PC Connection and CDW are two online retailers that compete in an Internet market for digital cameras. While the products they sell are similar, the firms attempt to differentiate themselves through their service policies. Over the last couple of months, PC Connection has matched CDW’s price cuts, but has not matched its price increases. Suppose that when PC Connection matches CDW’s price changes, the inverse demand curve for CDW’s cameras is given by P = 1,400 - 2Q. When it does not match price changes, CDW’s inverse demand curve is P = 1,100 -0.5Q. Based on this information, determine CDW’s inverse demand function over the last couple of months.
P =____ - ____Q if Q ≤ 200
___- ____Q if Q ≥ 200
Over what range will changes in marginal cost have no effect on CDW’s profit-maximizing level of output? $ ____to $____.
Given that when price is matched (inelastic demand portion), the inverse demand curve is P = 1,400 - 2Q and when price is not matched (elastic demand portion), demand is P = 1,100 -0.5Q.
Based on this information, the demand function is composed of two segments one elastic and other inelastic.

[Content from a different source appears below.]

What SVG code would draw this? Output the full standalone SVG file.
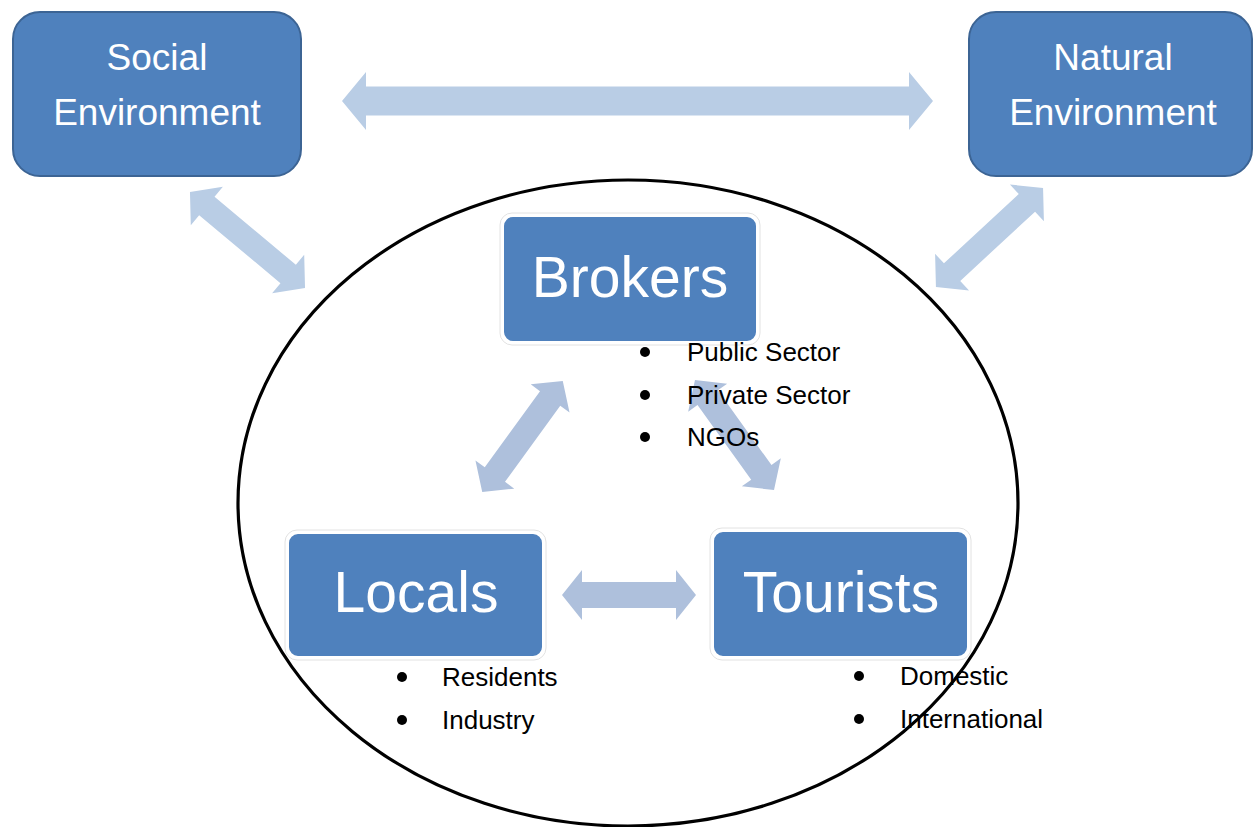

P = 1,100 - 0.5Q if Q ≤ 200
P = 1,400 - 2Q if Q ≥ 200
Corresponding marginal revenue functions are
MR = 1100 - Q and MR = 1400 - 4Q
Now the quantity in this market is found at the kink which is
1100 - 0.5Q = 1400 - 2Q
1.5Q = 300
Q = 300/1.5 = 200 units
At 200 units, the marginal revenue ranges from 1400 - 4*200 = $600 to 1100 - 200 = $900
Over the range of $600 to $900 changes in marginal cost there will be no effect on CDW’s profit-maximizing level of output which remains fixed at 200 units.